In light of the above, before failing back to the original data center, the old cluster’s data (if it is even reachable), should be archived away from the primary cluster.
A new standby cluster should be provisioned and set up to replicate data from the secondary.
At an appropriate time, shutdown the secondary cluster and transition the primary one from standby to live.

Replacing a Single Node

One of the other features that Cluster Standby supports is the ability for a standby node to replace and existing cluster node after it has failed. If we set up a 3-node cluster and a 4th node as a standby, specifically using the transition module configuration for the standby. When configuring the transition module’s consensus module, unlike the DR scenario, it should use the same cluster member information as the rest of the cluster.
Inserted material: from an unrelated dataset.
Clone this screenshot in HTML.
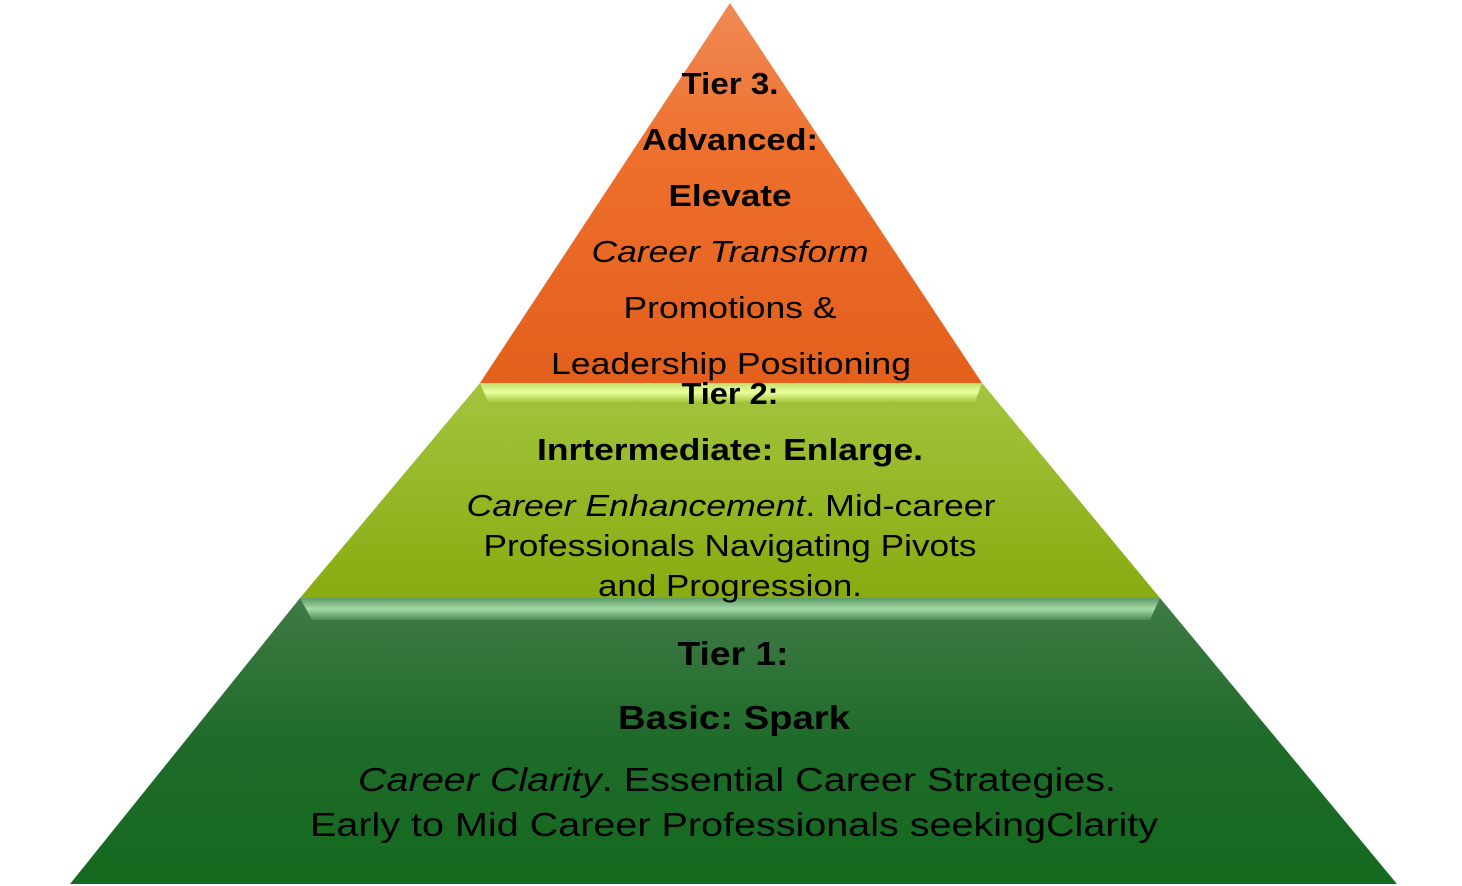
<!DOCTYPE html>
<html><head><meta charset="utf-8"><style>html,body{margin:0;padding:0;background:#fff;width:1462px;height:886px;overflow:hidden}</style></head>
<body>
<svg width="1462" height="886" viewBox="0 0 1462 886" xmlns="http://www.w3.org/2000/svg" font-family="Liberation Sans, sans-serif">
<defs>
<linearGradient id="o" x1="0" y1="0" x2="0" y2="1"><stop offset="0" stop-color="#f08a55"/><stop offset="0.4" stop-color="#ee6f2c"/><stop offset="1" stop-color="#e35f1c"/></linearGradient>
<linearGradient id="g2" x1="0" y1="0" x2="0" y2="1"><stop offset="0" stop-color="#a3c43e"/><stop offset="1" stop-color="#88ab10"/></linearGradient>
<linearGradient id="g1" x1="0" y1="0" x2="0" y2="1"><stop offset="0" stop-color="#3f7b46"/><stop offset="0.5" stop-color="#1f6b2a"/><stop offset="1" stop-color="#146a1e"/></linearGradient>
<linearGradient id="b2" x1="0" y1="0" x2="0" y2="1"><stop offset="0" stop-color="#c6e070"/><stop offset="0.5" stop-color="#eaff9a"/><stop offset="1" stop-color="#a8c840"/></linearGradient>
<linearGradient id="b1" x1="0" y1="0" x2="0" y2="1"><stop offset="0" stop-color="#5d9a66"/><stop offset="0.5" stop-color="#a6dca8"/><stop offset="1" stop-color="#4a8a52"/></linearGradient>
</defs>
<polygon points="730,3 982,383 480,383" fill="url(#o)"/>
<polygon points="480,383 982,383 1160,598 300,598" fill="url(#g2)"/>
<polygon points="480,383 982,383 975,402 488,402" fill="url(#b2)"/>
<polygon points="300,598 1160,598 1397,884 70,884" fill="url(#g1)"/>
<polygon points="300,598 1160,598 1150,620 312,620" fill="url(#b1)"/>
<g text-anchor="middle" fill="#000" lengthAdjust="spacingAndGlyphs">
<g font-weight="bold" font-size="31">
<text x="730" y="94" textLength="97" lengthAdjust="spacingAndGlyphs">Tier 3.</text>
<text x="730" y="150" textLength="176" lengthAdjust="spacingAndGlyphs">Advanced:</text>
<text x="730" y="206" textLength="123" lengthAdjust="spacingAndGlyphs">Elevate</text>
<text x="730" y="404" textLength="97" lengthAdjust="spacingAndGlyphs">Tier 2:</text>
<text x="730" y="460" textLength="386" lengthAdjust="spacingAndGlyphs">Inrtermediate: Enlarge.</text>
<text x="733" y="665" font-size="33" textLength="111" lengthAdjust="spacingAndGlyphs">Tier 1:</text>
<text x="734" y="729" font-size="33" textLength="232" lengthAdjust="spacingAndGlyphs">Basic: Spark</text>
</g>
<g font-size="31">
<text x="730" y="262" font-style="italic" textLength="277" lengthAdjust="spacingAndGlyphs">Career Transform</text>
<text x="730" y="318" textLength="213" lengthAdjust="spacingAndGlyphs">Promotions &amp;</text>
<text x="731" y="374" textLength="360" lengthAdjust="spacingAndGlyphs">Leadership Positioning</text>
<text x="731" y="516" textLength="529" lengthAdjust="spacingAndGlyphs"><tspan font-style="italic">Career Enhancement</tspan>. Mid-career</text>
<text x="730" y="556" textLength="493" lengthAdjust="spacingAndGlyphs">Professionals Navigating Pivots</text>
<text x="730" y="596" textLength="264" lengthAdjust="spacingAndGlyphs">and Progression.</text>
<text x="737" y="791" font-size="33" textLength="758" lengthAdjust="spacingAndGlyphs"><tspan font-style="italic">Career Clarity</tspan>. Essential Career Strategies.</text>
<text x="734" y="836" font-size="33" textLength="848" lengthAdjust="spacingAndGlyphs">Early to Mid Career Professionals seekingClarity</text>
</g>
</g>
</svg>
</body></html>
This is so that when the standby node gets transitions it can take over the configuration from one of the existing nodes.

If we assume that cluster nodes node-a, node-b and node-c have cluster member ids of 0, 1 and 2 respectively. In order to make it possible to allow the standby to replace one of the cluster members is necessary to configure the cluster members to use a host name instead of an IP address. This is so that when we start the new node it will be assuming the host name of the node that failed. Therefore, some administrative actions are required to update the host name to IP address mapping so that the host name of the failed node now resolves to the IP address of the Cluster Standby node. The Aeron Media Driver supports pluggable name resolution, so this can be done via DNS, maintaining local /etc/hosts files or using a custom name resolver implementation configured on the Media Drivers.

Given the above setup is adhered to, then the process for replacing a node with a standby is as follows. We will assume that node-b is the node that has failed.

Ensure that the instance/machine hosting node-b is stopped.
If node-b was the leader, wait until the remaining nodes have elected a new leader.
Update the appropriate naming service to repoint the name of node-b to the IP address of node-d.
Use the Premium Cluster Tool to transition node-d to be a full member. Run the following command using the PremiumClusterTool on node-d

$ java -cp <aeron-all jar>:<aeron-cluster-standby jar> io.aeron.cluster.PremiumClusterTool \
  /path/to/cluster/dir transition-as-member 1 60s

With this command we are telling the standby to assume the roll of cluster member id 1.

Authorisation

To allow Standby nodes to interact with the primary cluster, the consensus module on the primary cluster nodes must be configured to allow the necessary calls. For normal Standby operation, this includes Backup Queries and Heartbeats. To support standby snapshots, the Standby Snapshot notification must also be allowed.

To allow these calls, the Consensus Module must be configured with an AuthorisationService that allows at least the following:

MessageHeaderDecoder.SCHEMA_ID == protocolId &&
    (BackupQueryDecoder.TEMPLATE_ID == actionId ||
     HeartbeatRequestDecoder.TEMPLATE_ID == actionId ||
     StandbySnapshotDecoder.TEMPLATE_ID == actionId)

For more details, see the Javadoc for io.aeron.cluster.ConsensusModule.Context.authorisationServiceSupplier(io.aeron.security.AuthorisationServiceSupplier)

From Aeron 1.49.0, the default authorisation service allows these requests.